**Written exercise:** Spot each line in the records below where the word "that" occurs, then copy it.

**Stored rows:**
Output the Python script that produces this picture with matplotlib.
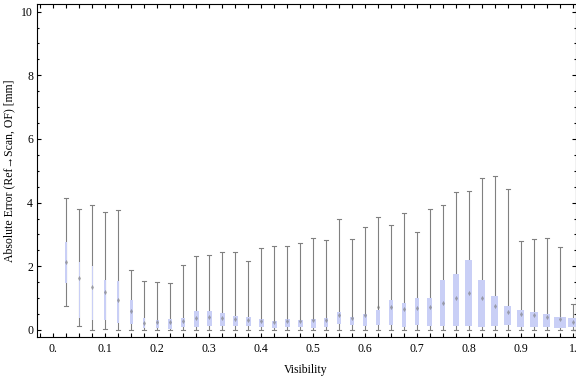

* * *

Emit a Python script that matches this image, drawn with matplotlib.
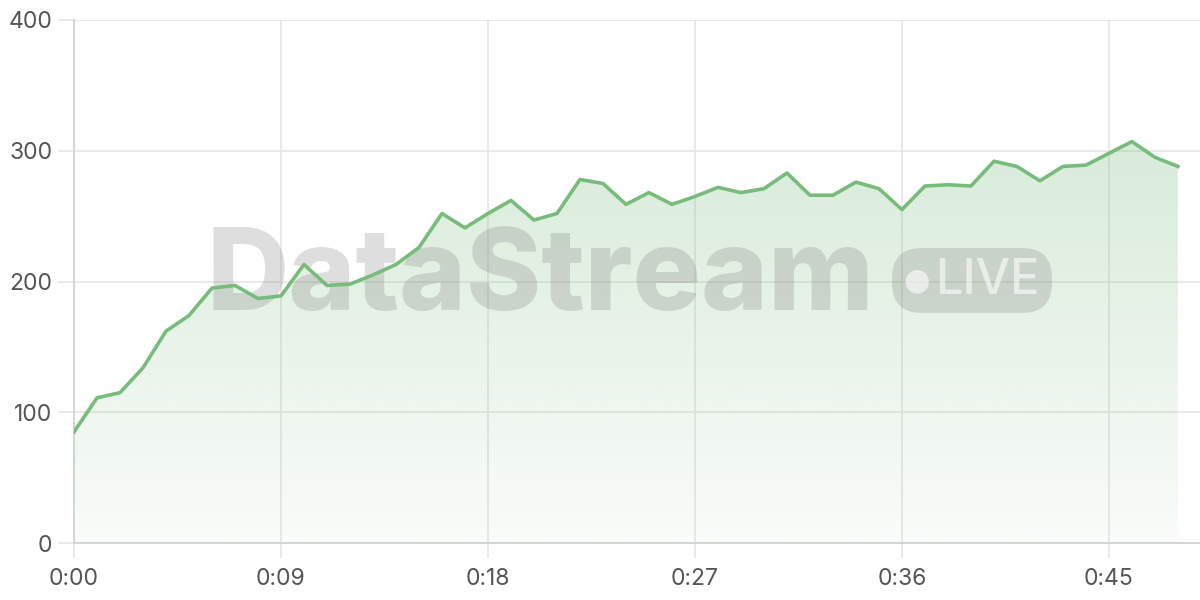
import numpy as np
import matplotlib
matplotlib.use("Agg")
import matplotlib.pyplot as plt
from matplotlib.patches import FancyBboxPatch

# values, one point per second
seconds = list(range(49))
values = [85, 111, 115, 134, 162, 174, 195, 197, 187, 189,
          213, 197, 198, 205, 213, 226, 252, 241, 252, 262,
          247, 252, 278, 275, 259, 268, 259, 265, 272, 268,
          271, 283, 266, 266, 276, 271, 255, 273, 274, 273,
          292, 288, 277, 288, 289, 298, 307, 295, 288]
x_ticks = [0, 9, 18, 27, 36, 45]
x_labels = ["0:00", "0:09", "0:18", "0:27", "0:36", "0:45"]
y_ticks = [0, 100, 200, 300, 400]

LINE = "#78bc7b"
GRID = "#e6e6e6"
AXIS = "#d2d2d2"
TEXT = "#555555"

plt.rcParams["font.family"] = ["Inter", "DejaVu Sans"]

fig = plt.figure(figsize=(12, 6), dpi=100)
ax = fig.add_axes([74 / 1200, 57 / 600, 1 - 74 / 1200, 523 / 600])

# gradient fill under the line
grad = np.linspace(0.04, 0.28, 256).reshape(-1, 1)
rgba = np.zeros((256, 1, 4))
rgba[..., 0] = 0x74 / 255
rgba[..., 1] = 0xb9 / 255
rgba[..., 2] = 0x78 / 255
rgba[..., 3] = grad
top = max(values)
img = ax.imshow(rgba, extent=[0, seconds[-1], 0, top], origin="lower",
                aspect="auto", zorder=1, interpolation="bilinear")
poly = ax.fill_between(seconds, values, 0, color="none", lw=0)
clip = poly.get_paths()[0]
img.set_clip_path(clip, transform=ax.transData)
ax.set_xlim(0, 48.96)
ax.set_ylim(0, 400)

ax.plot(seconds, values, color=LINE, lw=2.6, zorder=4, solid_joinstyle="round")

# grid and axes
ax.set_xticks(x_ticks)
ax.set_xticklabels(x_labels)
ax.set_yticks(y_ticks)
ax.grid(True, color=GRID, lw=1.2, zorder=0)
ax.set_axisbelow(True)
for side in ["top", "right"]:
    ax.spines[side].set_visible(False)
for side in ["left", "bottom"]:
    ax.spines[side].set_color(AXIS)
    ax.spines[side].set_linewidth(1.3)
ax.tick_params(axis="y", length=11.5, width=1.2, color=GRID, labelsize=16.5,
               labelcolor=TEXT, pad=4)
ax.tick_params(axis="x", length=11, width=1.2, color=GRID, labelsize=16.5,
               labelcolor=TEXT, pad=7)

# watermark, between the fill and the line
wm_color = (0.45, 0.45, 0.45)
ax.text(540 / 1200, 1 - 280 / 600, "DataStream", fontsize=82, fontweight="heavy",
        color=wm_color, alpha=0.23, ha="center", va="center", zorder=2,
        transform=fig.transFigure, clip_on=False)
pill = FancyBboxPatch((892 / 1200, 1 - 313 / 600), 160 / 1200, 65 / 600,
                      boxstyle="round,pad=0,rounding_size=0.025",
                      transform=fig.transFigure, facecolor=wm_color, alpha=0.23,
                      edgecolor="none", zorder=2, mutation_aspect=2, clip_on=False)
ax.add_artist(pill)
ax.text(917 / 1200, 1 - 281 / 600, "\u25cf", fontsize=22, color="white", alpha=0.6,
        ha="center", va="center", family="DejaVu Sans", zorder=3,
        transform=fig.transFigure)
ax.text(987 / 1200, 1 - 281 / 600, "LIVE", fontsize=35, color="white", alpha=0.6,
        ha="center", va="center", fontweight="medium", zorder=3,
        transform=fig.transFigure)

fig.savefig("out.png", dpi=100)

**Final result:**
Output the Python script that produces this picture with matplotlib.
Emit a Python script that matches this image, drawn with matplotlib.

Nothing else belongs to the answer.